父は四代目松本幸四郎。1770年(明和7年)市川純蔵と名乗り江戸中村座で初舞台。三代目市川高麗蔵を経て1801年(享和元年)11月、父の男女川京十郎改名とともに五代目松本幸四郎を襲名。1838年(天保9年)5月、中村座出演中に倒れて死去。
はじめ立役を演じていたが実悪に転じた。鋭い目つきと高い鼻が凄みを与え、東洲斎写楽・初代歌川豊国・三代目歌川豊国の芝居絵にもその芸風が窺われる。実悪では三都随一、古今無類と最大級の賛辞を受けた。彼が舞台で見得をするとあまりの怖さに子供が泣出したと言われている。1805 (文化2)年11月市村座『けいせい吉野鐘』では評判記「役者大極丸」に「年若なれどもお江戸の大立者、実事実悪とも兼備たるお上手故めったにのぼす事ではないわいの」と書かれている。
当り役は『菅原伝授手習鑑・寺子屋』の松王、『仮名手本忠臣蔵』の高師直、『義経千本桜』の権太。とくに『伽羅先代萩』の仁木弾正は生涯の当り役とされ、現行の舞台でも、左眉尻の黒子に、三つ銀杏と四つ花菱の文様が衣装に用いられ幸四郎に敬意を表している。又、『菅原伝授手習鑑・車引』の松王の横向きの見得は鼻が高かった幸四郎の特徴を活かして編み出されたものである。

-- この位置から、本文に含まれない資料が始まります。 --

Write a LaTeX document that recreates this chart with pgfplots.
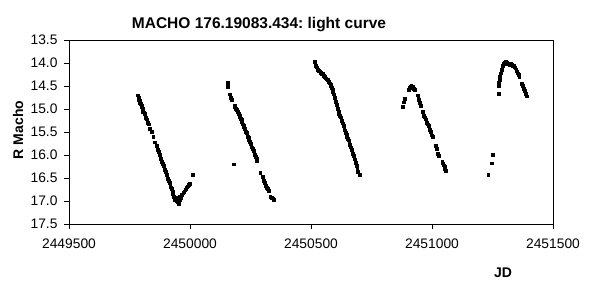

新作では四代目鶴屋南北と組み、時代物では『馬盥』の武智光秀のような謀反人、世話物では『四谷怪談』の直助権兵衛、『謎帯一寸徳兵衛』の大島團七などの悪役を演じた。いずれも冷酷な役どころで、とくに世話物では庶民の生々しい姿を写実的に演じ新しい芸風を確立。その後の歌舞伎に大きな影響を与えた。
子に六代目松本幸四郎、養子に三代目市川壽美蔵がいる。墓所は東京都江戸川区の大雲寺。